You would likely have drawn information from many different sources, which you will need to cite.
List these numerically and in a bibliography format.
The numbers can then be referenced at the appropriate points throughout the text of the report.
If you want to include case studies, further findings from focus groups, interview transcripts or further data fields, you could include an appendix.
Remember not to overload the reader with too much information.
Visual Examples of Business Reports
One of the most significant challenges business report writers have is how to present data, particularly at a top-level.
The best piece of advice is to group statistics and present them in a way that is accessible and easy to understand.
Take the gym sales dashboard below (from a fictional company for illustrative purposes).
It is easy to see how each service performs in terms of sales and what the main expenditures are for the year.
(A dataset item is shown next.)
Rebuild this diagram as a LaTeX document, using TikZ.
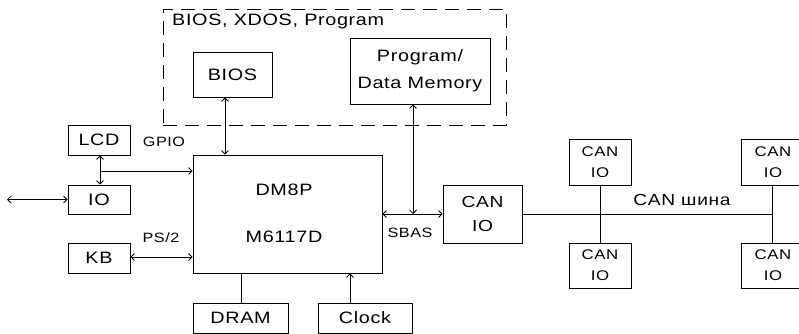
\documentclass[tikz,border=0pt]{standalone}
\usepackage{fontspec}
\usetikzlibrary{arrows.meta}
\newfontfamily\dgfont[FakeStretch=1.2,LetterSpace=4]{Liberation Sans}
\newcommand\bigtxt{\dgfont\fontsize{16.5}{27}\selectfont}
\newcommand\midtxt{\dgfont\fontsize{16}{24}\selectfont}
\newcommand\cantxt{\dgfont\fontsize{14}{21}\selectfont}
\newcommand\lbltxt{\dgfont\fontsize{13.5}{16}\selectfont}
\tikzset{
  box/.style={draw, line width=0.8pt, inner sep=0pt, align=center, font=\bigtxt},
  canbox/.style={box, font=\cantxt, minimum width=62pt, minimum height=45pt},
  grpbox/.style={draw, line width=0.8pt, dash pattern=on 14pt off 8pt, inner sep=0pt},
  wire/.style={line width=0.8pt},
  biarrow/.style={wire, {Straight Barb[length=3.5pt,width=7pt]}-{Straight Barb[length=3.5pt,width=7pt]}},
  onearrow/.style={wire, -{Straight Barb[length=3.5pt,width=7pt]}},
  lbl/.style={inner sep=0pt, font=\lbltxt},
}
\begin{document}
\begin{tikzpicture}[x=1pt,y=-1pt]
\useasboundingbox (0,0) rectangle (799,334);
% group
\node[grpbox, minimum width=343pt, minimum height=116pt] (grp) at (334.5,67) {};
\node[inner sep=0pt, anchor=west, font=\bigtxt] (grplbl) at (172,21) {BIOS, XDOS, Program};
% boxes
\node[box, minimum width=79pt, minimum height=45pt] (bios) at (232.5,74.5) {BIOS};
\node[box, minimum width=140pt, minimum height=66pt] (pdm) at (420,71) {Program/\\Data Memory};
\node[box, minimum width=189pt, minimum height=118pt] (cpu) at (287.5,214) {};
\node[inner sep=0pt, font=\bigtxt] (cpua) at (284,190) {DM8P};
\node[inner sep=0pt, font=\bigtxt] (cpub) at (284,237) {M6117D};
\node[box, font=\midtxt, minimum width=79pt, minimum height=58pt] (canio) at (482.5,214) {CAN\\IO};
\node[box, minimum width=95pt, minimum height=30pt] (dram) at (240.5,318) {DRAM};
\node[box, minimum width=94pt, minimum height=30pt] (clock) at (365,318) {Clock};
\node[box, minimum width=62pt, minimum height=30pt] (lcd) at (99,140) {LCD};
\node[box, minimum width=62pt, minimum height=29pt] (io) at (99,199.5) {IO};
\node[box, minimum width=62pt, minimum height=30pt] (kb) at (99,258) {KB};
\node[canbox, minimum height=46pt] (c1) at (600,162) {CAN\\IO};
\node[canbox] (c2) at (600,265.5) {CAN\\IO};
\node[canbox, minimum width=64pt, minimum height=46pt] (c3) at (773,162) {CAN\\IO};
\node[canbox, minimum width=64pt] (c4) at (773,265.5) {CAN\\IO};
% helper coordinates
\coordinate (bx) at (225,0);
\coordinate (mx) at (413,0);
\coordinate (dx) at (241,0);
\coordinate (kx) at (350,0);
\coordinate (lx) at (100,0);
\coordinate (gy) at (0,171);
\coordinate (ky) at (0,257);
\coordinate (ext) at (7,199.5);
\coordinate (sb) at (413,214);
\coordinate (b1) at (600,214);
\coordinate (b2) at (772,214);
% connectors
\draw[biarrow] (bios.south -| bx) -- (cpu.north -| bx);
\draw[biarrow] (pdm.south -| mx) -- (sb);
\draw[biarrow] (cpu.east) -- (canio.west);
\draw[wire] (canio.east) -- (b2);
\draw[wire] (c1.south) -- (c2.north);
\draw[wire] (c3.south -| b2) -- (c4.north -| b2);
\draw[wire] (cpu.south -| dx) -- (dram.north -| dx);
\draw[onearrow] (clock.north -| kx) -- (cpu.south -| kx);
\draw[biarrow] (lcd.south -| lx) -- (io.north -| lx);
\draw[onearrow] (lx |- gy) -- (cpu.west |- gy);
\draw[biarrow] (ext) -- (io.west);
\draw[biarrow] (kb.east |- ky) -- (cpu.west |- ky);
% labels
\node[lbl] (gpio) at (164,142) {GPIO};
\node[lbl] (ps2) at (161,238) {PS/2};
\node[lbl] (sbas) at (410,233) {SBAS};
\node[inner sep=0pt, font=\midtxt] (canbus) at (682,200) {CAN шина};
\end{tikzpicture}
\end{document}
There are numerous ways you can choose to present the same data, as in the example below.
The same gym sales data, just in a different visual presentation:
It is not just numerical data that can be presented in a more visually appealing business report format.
For example, take a Strengths, Weaknesses, Opportunities and Threats (SWOT) report; there are many ways you could present the information.
Here are two examples from our fictional gym:
In the words of Microsoft: 'Data is becoming the new raw material of business'. After all, information is what powers any organization.
Making big decisions without a thorough business report is very unwise.
That is not to say that there is no room for ‘gut instinct’ – there is, just so long as it is supported by sound analysis and recommendations.
Therefore, remember to remain curious during your business report writing.
Query something if you are uncertain about it, show it to another colleague, get somebody else to proofread it, and conduct further research if necessary.
Most importantly, use every available resource. If you know your colleague is sharper on numbers than you are, invite them to the table.